§ **PROBLEM REQUIREMENTS**: Output the material beneath this task exactly, images excluded.

───

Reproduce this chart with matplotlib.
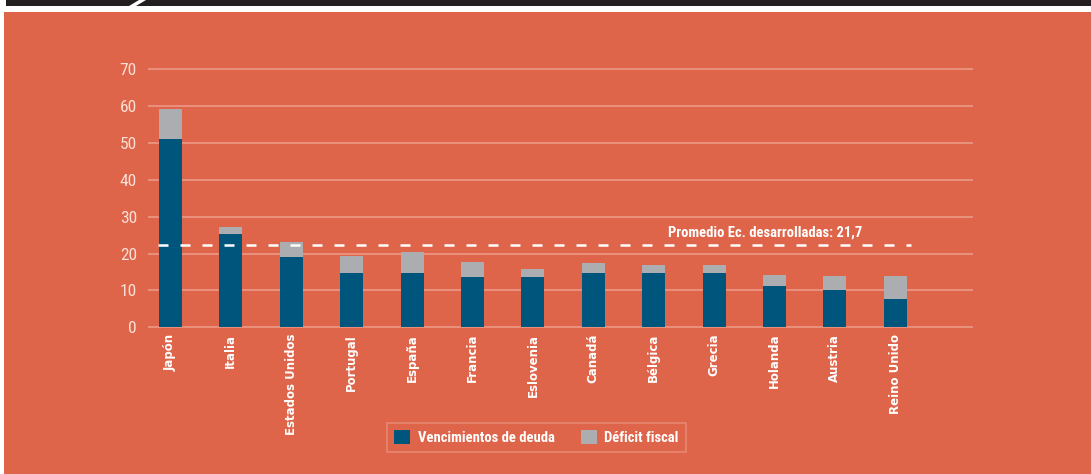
import matplotlib
matplotlib.use("Agg")
import matplotlib.pyplot as plt
from matplotlib.patches import Rectangle, Polygon, Patch
from matplotlib import font_manager
import numpy as np

paises = ["Japón", "Italia", "Estados Unidos", "Portugal", "España", "Francia",
          "Eslovenia", "Canadá", "Bélgica", "Grecia", "Holanda", "Austria",
          "Reino Unido"]
vencimientos = [51.0, 25.4, 19.0, 14.8, 14.6, 13.5, 13.5, 14.6, 14.6, 14.6, 11.1, 10.0, 7.8]
deficit = [8.2, 1.8, 4.1, 4.5, 5.7, 4.1, 2.4, 2.7, 2.2, 2.2, 3.2, 4.0, 6.2]
promedio = "21,7"
promedio_linea = 22.4   # posicion dibujada en el original
yticks = [0, 10, 20, 30, 40, 50, 60, 70]

naranja = "#DE644A"
azul = "#00557D"
gris = "#ABADB1"
rejilla = "#E9907D"
texto_claro = "#FBE0D6"

# fuente estrecha si existe
instaladas = {f.name for f in font_manager.fontManager.ttflist}
narrow = [f for f in ["Liberation Sans Narrow", "DejaVu Sans Condensed", "Roboto Condensed",
                      "Open Sans Condensed"] if f in instaladas] + ["DejaVu Sans"]
estirar = "normal" if narrow[0] != "DejaVu Sans" else "condensed"

W, H = 1091, 474
fig = plt.figure(figsize=(W / 100, H / 100), dpi=100)
fig.patch.set_facecolor("white")

# fondo naranja y franja negra superior
fig.patches.append(Rectangle((4 / W, 0), 1 - 4 / W, 1 - 12 / H, transform=fig.transFigure,
                             facecolor=naranja, edgecolor="none", zorder=-10))
fig.patches.append(Rectangle((6 / W, 1 - 6 / H), 1, 6 / H, transform=fig.transFigure,
                             facecolor="#231F20", edgecolor="none", zorder=-10))
fig.patches.append(Polygon([(129 / W, 1 - 6 / H), (136 / W, 1 - 6 / H),
                            (146 / W, 1), (139 / W, 1)], closed=True,
                           transform=fig.transFigure, facecolor="white",
                           edgecolor="none", zorder=-9))

# ejes: x 148..973 px, y 0 -> 327.3 px, 70 -> 69 px
ppu = (327.3 - 69) / 70
y_lo, y_hi = -1.0, 71.0
top_px = 69 - (y_hi - 70) * ppu
bot_px = 327.3 + (0 - y_lo) * ppu
ax = fig.add_axes([148 / W, 1 - bot_px / H, (973 - 148) / W, (bot_px - top_px) / H])
ax.set_facecolor("none")
ax.set_xlim(-0.372, 13.286)
ax.set_ylim(y_lo, y_hi)
for s in ax.spines.values():
    s.set_visible(False)

for t in yticks:
    ax.axhline(t, color=rejilla, lw=1.5, zorder=0)

x = np.arange(len(paises))
ax.bar(x, vencimientos, width=0.38, color=azul, zorder=2)
ax.bar(x, deficit, width=0.38, bottom=vencimientos, color=gris, zorder=2)

ax.hlines(promedio_linea, -0.207, 12.255, colors="white", lw=1.8,
          linestyles=(0, (4.0, 4.8)), zorder=3)
ax.text(11.46, 24.7, "Promedio Ec. desarrolladas: " + promedio,
        ha="right", va="baseline", color="white", fontsize=10.5,
        fontweight="bold", family=narrow, fontstretch=estirar)

ax.set_yticks(yticks)
ax.set_yticklabels([str(t) for t in yticks], family=narrow, fontsize=12.5,
                   color=texto_claro, fontstretch=estirar)
ax.tick_params(axis="y", length=0, pad=8)
ax.set_xticks(x)
ax.set_xticklabels(paises, rotation=90, fontsize=8.5, fontweight="bold",
                   color="white", va="top", ha="center")
ax.tick_params(axis="x", length=0, pad=2)

handles = [Patch(facecolor=azul, edgecolor="none", label="Vencimientos de deuda"),
           Patch(facecolor=gris, edgecolor="none", label="Déficit fiscal")]
leg = fig.legend(handles=handles, loc="center", bbox_to_anchor=(536.5 / W, 1 - 437.5 / H),
                 ncol=2, frameon=True, fancybox=False, handlelength=1.1,
                 handleheight=1.1, handletextpad=0.5, columnspacing=1.8,
                 borderpad=0.5,
                 prop={"family": narrow, "weight": "bold", "size": 10.5,
                       "stretch": estirar})
leg.get_frame().set_facecolor("none")
leg.get_frame().set_edgecolor(rejilla)
leg.get_frame().set_linewidth(1.2)
for t in leg.get_texts():
    t.set_color("white")

fig.savefig("out.png", dpi=100)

───

§ **EXPECTED ANSWER**:
Reproduce this chart with matplotlib.
import matplotlib
matplotlib.use("Agg")
import matplotlib.pyplot as plt
from matplotlib.patches import Rectangle, Polygon, Patch
from matplotlib import font_manager
import numpy as np

paises = ["Japón", "Italia", "Estados Unidos", "Portugal", "España", "Francia",
          "Eslovenia", "Canadá", "Bélgica", "Grecia", "Holanda", "Austria",
          "Reino Unido"]
vencimientos = [51.0, 25.4, 19.0, 14.8, 14.6, 13.5, 13.5, 14.6, 14.6, 14.6, 11.1, 10.0, 7.8]
deficit = [8.2, 1.8, 4.1, 4.5, 5.7, 4.1, 2.4, 2.7, 2.2, 2.2, 3.2, 4.0, 6.2]
promedio = "21,7"
promedio_linea = 22.4   # posicion dibujada en el original
yticks = [0, 10, 20, 30, 40, 50, 60, 70]

naranja = "#DE644A"
azul = "#00557D"
gris = "#ABADB1"
rejilla = "#E9907D"
texto_claro = "#FBE0D6"

# fuente estrecha si existe
instaladas = {f.name for f in font_manager.fontManager.ttflist}
narrow = [f for f in ["Liberation Sans Narrow", "DejaVu Sans Condensed", "Roboto Condensed",
                      "Open Sans Condensed"] if f in instaladas] + ["DejaVu Sans"]
estirar = "normal" if narrow[0] != "DejaVu Sans" else "condensed"

W, H = 1091, 474
fig = plt.figure(figsize=(W / 100, H / 100), dpi=100)
fig.patch.set_facecolor("white")

# fondo naranja y franja negra superior
fig.patches.append(Rectangle((4 / W, 0), 1 - 4 / W, 1 - 12 / H, transform=fig.transFigure,
                             facecolor=naranja, edgecolor="none", zorder=-10))
fig.patches.append(Rectangle((6 / W, 1 - 6 / H), 1, 6 / H, transform=fig.transFigure,
                             facecolor="#231F20", edgecolor="none", zorder=-10))
fig.patches.append(Polygon([(129 / W, 1 - 6 / H), (136 / W, 1 - 6 / H),
                            (146 / W, 1), (139 / W, 1)], closed=True,
                           transform=fig.transFigure, facecolor="white",
                           edgecolor="none", zorder=-9))

# ejes: x 148..973 px, y 0 -> 327.3 px, 70 -> 69 px
ppu = (327.3 - 69) / 70
y_lo, y_hi = -1.0, 71.0
top_px = 69 - (y_hi - 70) * ppu
bot_px = 327.3 + (0 - y_lo) * ppu
ax = fig.add_axes([148 / W, 1 - bot_px / H, (973 - 148) / W, (bot_px - top_px) / H])
ax.set_facecolor("none")
ax.set_xlim(-0.372, 13.286)
ax.set_ylim(y_lo, y_hi)
for s in ax.spines.values():
    s.set_visible(False)

for t in yticks:
    ax.axhline(t, color=rejilla, lw=1.5, zorder=0)

x = np.arange(len(paises))
ax.bar(x, vencimientos, width=0.38, color=azul, zorder=2)
ax.bar(x, deficit, width=0.38, bottom=vencimientos, color=gris, zorder=2)

ax.hlines(promedio_linea, -0.207, 12.255, colors="white", lw=1.8,
          linestyles=(0, (4.0, 4.8)), zorder=3)
ax.text(11.46, 24.7, "Promedio Ec. desarrolladas: " + promedio,
        ha="right", va="baseline", color="white", fontsize=10.5,
        fontweight="bold", family=narrow, fontstretch=estirar)

ax.set_yticks(yticks)
ax.set_yticklabels([str(t) for t in yticks], family=narrow, fontsize=12.5,
                   color=texto_claro, fontstretch=estirar)
ax.tick_params(axis="y", length=0, pad=8)
ax.set_xticks(x)
ax.set_xticklabels(paises, rotation=90, fontsize=8.5, fontweight="bold",
                   color="white", va="top", ha="center")
ax.tick_params(axis="x", length=0, pad=2)

handles = [Patch(facecolor=azul, edgecolor="none", label="Vencimientos de deuda"),
           Patch(facecolor=gris, edgecolor="none", label="Déficit fiscal")]
leg = fig.legend(handles=handles, loc="center", bbox_to_anchor=(536.5 / W, 1 - 437.5 / H),
                 ncol=2, frameon=True, fancybox=False, handlelength=1.1,
                 handleheight=1.1, handletextpad=0.5, columnspacing=1.8,
                 borderpad=0.5,
                 prop={"family": narrow, "weight": "bold", "size": 10.5,
                       "stretch": estirar})
leg.get_frame().set_facecolor("none")
leg.get_frame().set_edgecolor(rejilla)
leg.get_frame().set_linewidth(1.2)
for t in leg.get_texts():
    t.set_color("white")

fig.savefig("out.png", dpi=100)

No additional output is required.